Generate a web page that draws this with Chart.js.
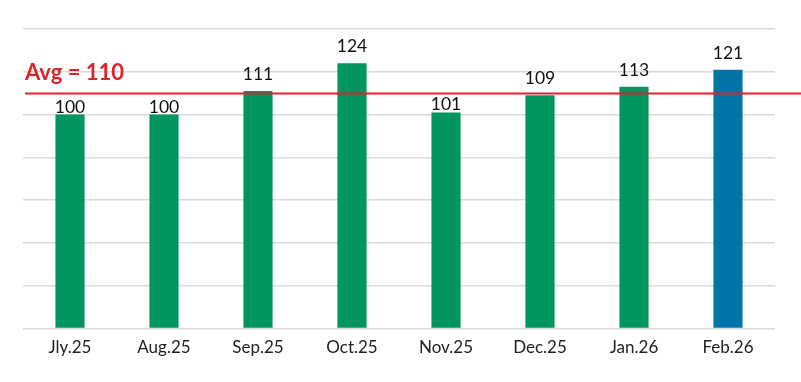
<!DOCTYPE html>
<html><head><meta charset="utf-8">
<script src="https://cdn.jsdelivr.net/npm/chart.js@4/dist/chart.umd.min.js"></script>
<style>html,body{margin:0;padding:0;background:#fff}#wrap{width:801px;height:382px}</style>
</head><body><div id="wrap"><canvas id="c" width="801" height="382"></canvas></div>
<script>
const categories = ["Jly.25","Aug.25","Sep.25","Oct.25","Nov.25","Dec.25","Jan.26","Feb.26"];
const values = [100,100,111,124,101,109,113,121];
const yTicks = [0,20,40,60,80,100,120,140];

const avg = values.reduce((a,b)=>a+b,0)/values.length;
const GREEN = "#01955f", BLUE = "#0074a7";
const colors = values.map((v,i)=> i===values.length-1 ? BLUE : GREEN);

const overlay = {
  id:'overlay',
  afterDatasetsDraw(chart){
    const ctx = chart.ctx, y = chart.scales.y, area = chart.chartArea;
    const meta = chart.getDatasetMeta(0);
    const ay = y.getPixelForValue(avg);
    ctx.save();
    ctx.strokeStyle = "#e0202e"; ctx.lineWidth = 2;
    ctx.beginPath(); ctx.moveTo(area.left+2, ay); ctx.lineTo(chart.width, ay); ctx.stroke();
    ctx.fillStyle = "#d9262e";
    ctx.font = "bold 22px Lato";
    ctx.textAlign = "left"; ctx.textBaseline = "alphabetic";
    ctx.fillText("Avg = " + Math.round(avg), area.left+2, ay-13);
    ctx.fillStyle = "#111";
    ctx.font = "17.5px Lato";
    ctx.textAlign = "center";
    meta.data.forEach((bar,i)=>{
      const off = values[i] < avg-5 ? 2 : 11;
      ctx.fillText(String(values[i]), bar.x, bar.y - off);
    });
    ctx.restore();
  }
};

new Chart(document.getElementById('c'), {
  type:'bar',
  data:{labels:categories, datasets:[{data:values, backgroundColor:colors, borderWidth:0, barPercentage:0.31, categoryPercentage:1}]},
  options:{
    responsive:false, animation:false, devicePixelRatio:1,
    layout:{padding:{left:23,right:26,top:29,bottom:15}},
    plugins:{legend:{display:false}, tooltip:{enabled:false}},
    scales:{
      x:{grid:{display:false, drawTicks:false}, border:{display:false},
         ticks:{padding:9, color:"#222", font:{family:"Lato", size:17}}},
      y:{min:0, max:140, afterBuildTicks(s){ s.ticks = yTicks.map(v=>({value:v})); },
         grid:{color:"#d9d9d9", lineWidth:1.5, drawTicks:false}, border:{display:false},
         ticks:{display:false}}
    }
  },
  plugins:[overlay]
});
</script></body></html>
● ● ●
Repeat, exactly and in full, each line from the start of the data to the line that contains "const colors = values.map((v,i)=>". Pictures do not go in.

→ Result below:
Generate a web page that draws this with Chart.js.
<!DOCTYPE html>
<html><head><meta charset="utf-8">
<script src="https://cdn.jsdelivr.net/npm/chart.js@4/dist/chart.umd.min.js"></script>
<style>html,body{margin:0;padding:0;background:#fff}#wrap{width:801px;height:382px}</style>
</head><body><div id="wrap"><canvas id="c" width="801" height="382"></canvas></div>
<script>
const categories = ["Jly.25","Aug.25","Sep.25","Oct.25","Nov.25","Dec.25","Jan.26","Feb.26"];
const values = [100,100,111,124,101,109,113,121];
const yTicks = [0,20,40,60,80,100,120,140];

const avg = values.reduce((a,b)=>a+b,0)/values.length;
const GREEN = "#01955f", BLUE = "#0074a7";
const colors = values.map((v,i)=> i===values.length-1 ? BLUE : GREEN);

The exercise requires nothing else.